Task goal: Restate the whole of the material. Keep every word, and drop the pictures.

Material:
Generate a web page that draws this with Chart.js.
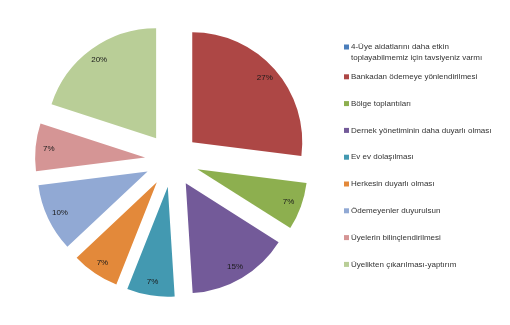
<!DOCTYPE html>
<html>
<head>
<meta charset="utf-8">
<script src="https://cdn.jsdelivr.net/npm/chart.js@4"></script>
<style>
  html, body { margin: 0; padding: 0; background: #ffffff; }
  #wrap { width: 510px; height: 325px; }
</style>
</head>
<body>
<div id="wrap"><canvas id="c" width="510" height="325"></canvas></div>
<script>
// Survey answers and their shares (%)
const categories = [
  ['4-Üye aidatlarını daha etkin', 'toplayabilmemiz için tavsiyeniz varmı'],
  ['Bankadan ödemeye yönlendirilmesi'],
  ['Bölge toplantıları'],
  ['Dernek yönetiminin daha duyarlı olması'],
  ['Ev ev dolaşılması'],
  ['Herkesin duyarlı olması'],
  ['Ödemeyenler duyurulsun'],
  ['Üyelerin bilinçlendirilmesi'],
  ['Üyelikten çıkarılması-yaptırım']
];
const shares = [0, 27, 7, 15, 7, 7, 10, 7, 20];
const sliceColors = ['#4A7EBB', '#AD4745', '#8DAF4F', '#735A99', '#4399B1', '#E3893A', '#91A9D4', '#D59595', '#B9CE97'];

const FONT = '"Liberation Sans", Arial, sans-serif';
const EXPLODE = 27;

// Pull every slice outward along its bisector, keeping one common radius
const explode = {
  id: 'explode',
  afterDatasetsUpdate(chart) {
    chart.getDatasetMeta(0).data.forEach(arc => {
      const mid = (arc.startAngle + arc.endAngle) / 2;
      arc.x += Math.cos(mid) * EXPLODE;
      arc.y += Math.sin(mid) * EXPLODE;
    });
  }
};

// Percentage labels placed inside each slice
const sliceLabels = {
  id: 'sliceLabels',
  afterDatasetsDraw(chart) {
    const ctx = chart.ctx;
    const meta = chart.getDatasetMeta(0);
    ctx.save();
    ctx.font = '8px ' + FONT;
    ctx.fillStyle = '#1a1a1a';
    ctx.textAlign = 'center';
    ctx.textBaseline = 'middle';
    meta.data.forEach((arc, i) => {
      const v = shares[i];
      if (!v) return;
      const mid = (arc.startAngle + arc.endAngle) / 2;
      const d = arc.outerRadius * 0.88;
      ctx.fillText(v + '%', arc.x + Math.cos(mid) * d, arc.y + Math.sin(mid) * d);
    });
    ctx.restore();
  }
};

// Legend on the right, one entry per answer
const sideLegend = {
  id: 'sideLegend',
  afterDraw(chart) {
    const ctx = chart.ctx;
    const x0 = 344, top = 47, step = 26.8, lineH = 11;
    ctx.save();
    ctx.font = '8px ' + FONT;
    ctx.textBaseline = 'middle';
    ctx.textAlign = 'left';
    let y = top;
    categories.forEach((lines, i) => {
      ctx.fillStyle = sliceColors[i];
      ctx.fillRect(x0, y - 2.5, 5, 5);
      ctx.fillStyle = '#333333';
      lines.forEach((t, k) => ctx.fillText(t, x0 + 7, y + k * lineH));
      y += step + (lines.length - 1) * (lineH - 8);
    });
    ctx.restore();
  }
};

new Chart(document.getElementById('c'), {
  type: 'pie',
  data: {
    labels: categories.map(l => l.join(' ')),
    datasets: [{
      data: shares,
      backgroundColor: sliceColors,
      borderWidth: 0
    }]
  },
  options: {
    responsive: false,
    animation: false,
    radius: 110,
    layout: { padding: { left: 0, right: 166, top: 0, bottom: 5 } },
    plugins: {
      legend: { display: false },
      tooltip: { enabled: false }
    }
  },
  plugins: [explode, sliceLabels, sideLegend]
});
</script>
</body>
</html>
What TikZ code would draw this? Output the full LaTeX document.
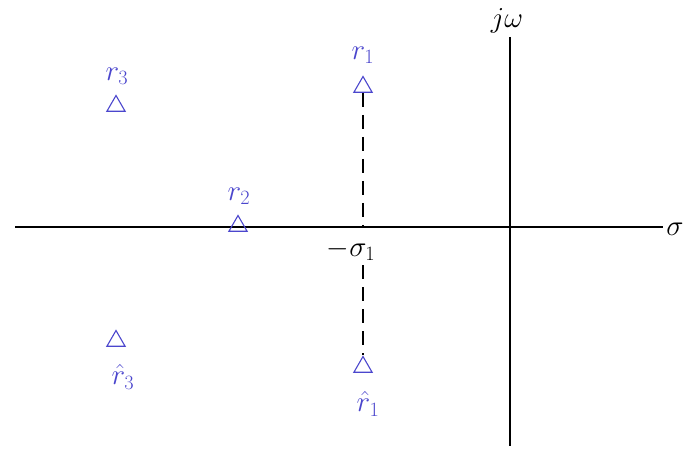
\RequirePackage{fix-cm}
\documentclass[tikz,border=0pt]{standalone}
\usetikzlibrary{shapes.geometric}
\definecolor{polec}{RGB}{75,70,205}
\begin{document}
\begin{tikzpicture}[x=1pt,y=-1pt,
  axis/.style={line width=1.4pt,black},
  tri/.style={regular polygon,regular polygon sides=3,draw=polec,line width=1.1pt,minimum size=21pt,inner sep=0pt},
  lbl/.style={text=polec,font=\fontsize{29}{33}\selectfont,inner sep=0pt},
  axlbl/.style={text=black,font=\fontsize{29}{33}\selectfont,inner sep=0pt},
  dsh/.style={line width=1.5pt,black,dash pattern=on 14pt off 8pt}]
\useasboundingbox (0,0) rectangle (687,452);
\coordinate (hl) at (15,227);
\coordinate (hr) at (663,227);
\coordinate (vt) at (510,37);
\coordinate (vb) at (510,446);
\draw[axis] (hl) -- (hr);
\draw[axis] (vt) -- (vb);
\node[axlbl] (sig) at (675,229) {$\sigma$};
\node[axlbl] (jw) at (507,21) {$j\omega$};
\node[tri] (r1) at (363,87) {};
\node[tri] (r2) at (238,226) {};
\node[tri] (r3) at (116,106) {};
\node[tri] (r3h) at (116,341) {};
\node[tri] (r1h) at (363,367) {};
\node[lbl] (lr1) at (363,55) {$r_1$};
\node[lbl] (lr2) at (239,196) {$r_2$};
\node[lbl] (lr3) at (117,76) {$r_3$};
\node[lbl] (lr3h) at (123,377) {$\hat{r}_3$};
\node[lbl] (lr1h) at (368,404) {$\hat{r}_1$};
\node[axlbl] (ms) at (351,250) {$-\sigma_1$};
\coordinate (ax1) at (363,227);
\coordinate (ax2) at (363,265);
\draw[dsh] (r1.south) -- (ax1);
\draw[dsh] (ax2) -- (r1h.north);
\end{tikzpicture}
\end{document}
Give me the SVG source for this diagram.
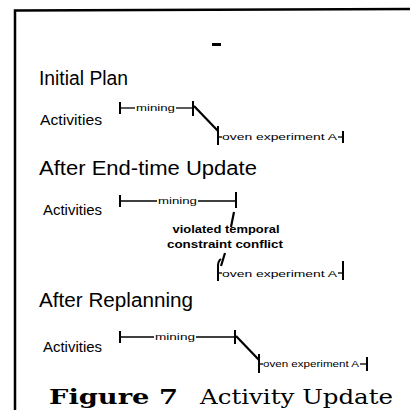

In response:
Generate a web page that draws this with Chart.js.
<!DOCTYPE html>
<html>
<head>
<meta charset="utf-8">
<script src="https://cdn.jsdelivr.net/npm/chart.js@4"></script>
<style>
  html, body { margin: 0; padding: 0; background: #ffffff; }
  #wrap { width: 510px; height: 325px; }
</style>
</head>
<body>
<div id="wrap"><canvas id="c" width="510" height="325"></canvas></div>
<script>
// Survey answers and their shares (%)
const categories = [
  ['4-Üye aidatlarını daha etkin', 'toplayabilmemiz için tavsiyeniz varmı'],
  ['Bankadan ödemeye yönlendirilmesi'],
  ['Bölge toplantıları'],
  ['Dernek yönetiminin daha duyarlı olması'],
  ['Ev ev dolaşılması'],
  ['Herkesin duyarlı olması'],
  ['Ödemeyenler duyurulsun'],
  ['Üyelerin bilinçlendirilmesi'],
  ['Üyelikten çıkarılması-yaptırım']
];
const shares = [0, 27, 7, 15, 7, 7, 10, 7, 20];
const sliceColors = ['#4A7EBB', '#AD4745', '#8DAF4F', '#735A99', '#4399B1', '#E3893A', '#91A9D4', '#D59595', '#B9CE97'];

const FONT = '"Liberation Sans", Arial, sans-serif';
const EXPLODE = 27;

// Pull every slice outward along its bisector, keeping one common radius
const explode = {
  id: 'explode',
  afterDatasetsUpdate(chart) {
    chart.getDatasetMeta(0).data.forEach(arc => {
      const mid = (arc.startAngle + arc.endAngle) / 2;
      arc.x += Math.cos(mid) * EXPLODE;
      arc.y += Math.sin(mid) * EXPLODE;
    });
  }
};

// Percentage labels placed inside each slice
const sliceLabels = {
  id: 'sliceLabels',
  afterDatasetsDraw(chart) {
    const ctx = chart.ctx;
    const meta = chart.getDatasetMeta(0);
    ctx.save();
    ctx.font = '8px ' + FONT;
    ctx.fillStyle = '#1a1a1a';
    ctx.textAlign = 'center';
    ctx.textBaseline = 'middle';
    meta.data.forEach((arc, i) => {
      const v = shares[i];
      if (!v) return;
      const mid = (arc.startAngle + arc.endAngle) / 2;
      const d = arc.outerRadius * 0.88;
      ctx.fillText(v + '%', arc.x + Math.cos(mid) * d, arc.y + Math.sin(mid) * d);
    });
    ctx.restore();
  }
};

// Legend on the right, one entry per answer
const sideLegend = {
  id: 'sideLegend',
  afterDraw(chart) {
    const ctx = chart.ctx;
    const x0 = 344, top = 47, step = 26.8, lineH = 11;
    ctx.save();
    ctx.font = '8px ' + FONT;
    ctx.textBaseline = 'middle';
    ctx.textAlign = 'left';
    let y = top;
    categories.forEach((lines, i) => {
      ctx.fillStyle = sliceColors[i];
      ctx.fillRect(x0, y - 2.5, 5, 5);
      ctx.fillStyle = '#333333';
      lines.forEach((t, k) => ctx.fillText(t, x0 + 7, y + k * lineH));
      y += step + (lines.length - 1) * (lineH - 8);
    });
    ctx.restore();
  }
};

new Chart(document.getElementById('c'), {
  type: 'pie',
  data: {
    labels: categories.map(l => l.join(' ')),
    datasets: [{
      data: shares,
      backgroundColor: sliceColors,
      borderWidth: 0
    }]
  },
  options: {
    responsive: false,
    animation: false,
    radius: 110,
    layout: { padding: { left: 0, right: 166, top: 0, bottom: 5 } },
    plugins: {
      legend: { display: false },
      tooltip: { enabled: false }
    }
  },
  plugins: [explode, sliceLabels, sideLegend]
});
</script>
</body>
</html>
What TikZ code would draw this? Output the full LaTeX document.
\RequirePackage{fix-cm}
\documentclass[tikz,border=0pt]{standalone}
\usetikzlibrary{shapes.geometric}
\definecolor{polec}{RGB}{75,70,205}
\begin{document}
\begin{tikzpicture}[x=1pt,y=-1pt,
  axis/.style={line width=1.4pt,black},
  tri/.style={regular polygon,regular polygon sides=3,draw=polec,line width=1.1pt,minimum size=21pt,inner sep=0pt},
  lbl/.style={text=polec,font=\fontsize{29}{33}\selectfont,inner sep=0pt},
  axlbl/.style={text=black,font=\fontsize{29}{33}\selectfont,inner sep=0pt},
  dsh/.style={line width=1.5pt,black,dash pattern=on 14pt off 8pt}]
\useasboundingbox (0,0) rectangle (687,452);
\coordinate (hl) at (15,227);
\coordinate (hr) at (663,227);
\coordinate (vt) at (510,37);
\coordinate (vb) at (510,446);
\draw[axis] (hl) -- (hr);
\draw[axis] (vt) -- (vb);
\node[axlbl] (sig) at (675,229) {$\sigma$};
\node[axlbl] (jw) at (507,21) {$j\omega$};
\node[tri] (r1) at (363,87) {};
\node[tri] (r2) at (238,226) {};
\node[tri] (r3) at (116,106) {};
\node[tri] (r3h) at (116,341) {};
\node[tri] (r1h) at (363,367) {};
\node[lbl] (lr1) at (363,55) {$r_1$};
\node[lbl] (lr2) at (239,196) {$r_2$};
\node[lbl] (lr3) at (117,76) {$r_3$};
\node[lbl] (lr3h) at (123,377) {$\hat{r}_3$};
\node[lbl] (lr1h) at (368,404) {$\hat{r}_1$};
\node[axlbl] (ms) at (351,250) {$-\sigma_1$};
\coordinate (ax1) at (363,227);
\coordinate (ax2) at (363,265);
\draw[dsh] (r1.south) -- (ax1);
\draw[dsh] (ax2) -- (r1h.north);
\end{tikzpicture}
\end{document}
Give me the SVG source for this diagram.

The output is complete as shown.